In the program above, you showed what happened to the circumference and area of a circle when the radius went from 10 to 20. Does the same thing happen whenever the radius doubles, or were those answers just for those particular values? To figure this out, you can write a program that reads in values for the radii from the user instead of having them written into the program ("hardcoded"). Modify your program as follows:

• At the very top of the file, add the line

  import cs1.Keyboard;
  

  This tells the compiler that you will be using methods from the Keyboard class.
• Instead of initializing the radius in the declaration, just declare it without giving it a value. Now add two things to read in the radius from the user:
  • A prompt, that is, a print statement that tells the user what they are supposed to do (e.g., "Please enter a value for the radius.");
  • A read statement that actually reads in the value. Since we are assuming that the radius is an integer, this will use the readInt() method of the Keyboard class (see p. 87).
• Make these changes again where the radius gets it second value.
• Compile and run your program. Try it with several sets of values where the second radius is double the first. Does your result from above hold?

Making a tar file

An easy way to send someone several files is to make a tar file. (Tar stands for tape archive, a rather archaic name for this function.) Although you only have two files of interest to send for this lab (Circle.java and Circle.class), this is a good time to get used to using tar files.
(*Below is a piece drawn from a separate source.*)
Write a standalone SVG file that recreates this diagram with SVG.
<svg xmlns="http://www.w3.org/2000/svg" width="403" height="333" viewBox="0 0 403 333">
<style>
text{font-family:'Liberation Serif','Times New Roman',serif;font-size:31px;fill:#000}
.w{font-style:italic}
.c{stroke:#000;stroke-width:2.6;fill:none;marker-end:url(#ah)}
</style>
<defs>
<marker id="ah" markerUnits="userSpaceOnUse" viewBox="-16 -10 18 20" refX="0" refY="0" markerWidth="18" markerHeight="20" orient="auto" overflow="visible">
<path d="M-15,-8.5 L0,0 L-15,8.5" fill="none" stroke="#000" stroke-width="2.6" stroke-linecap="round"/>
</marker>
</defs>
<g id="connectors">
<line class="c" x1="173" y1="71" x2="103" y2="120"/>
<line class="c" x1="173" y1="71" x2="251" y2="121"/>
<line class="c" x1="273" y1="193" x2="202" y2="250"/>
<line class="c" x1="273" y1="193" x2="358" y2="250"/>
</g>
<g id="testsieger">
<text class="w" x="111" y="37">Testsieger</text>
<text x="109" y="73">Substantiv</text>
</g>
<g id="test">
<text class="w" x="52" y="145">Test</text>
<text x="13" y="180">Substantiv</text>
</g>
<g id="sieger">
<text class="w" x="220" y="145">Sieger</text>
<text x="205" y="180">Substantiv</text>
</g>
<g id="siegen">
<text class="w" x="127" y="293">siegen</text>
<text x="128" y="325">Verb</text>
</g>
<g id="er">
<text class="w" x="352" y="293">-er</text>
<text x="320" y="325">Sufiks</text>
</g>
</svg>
To "tar up" everything in your lab2 directory, do the following:

• Change to your lab2 directory.
• Type the following command:

     tar czf lab2.tgz .
  

  This strange looking command can be understood as follows:

     c -- "create" a file containing the tarred up files
     z -- "zip" this file, that is, compress it so it takes less space
     f --  use the next argument to name this file
     lab2.tgz -- the name to be used for the tar file
     . -- tar up everything in the current directory
  

What to turn in

• Turn in a printout of your final Circle program.
• E-mail your tar file (lab2.tgz) to your instructor (ingram or bloss) @cs.roanoke.edu.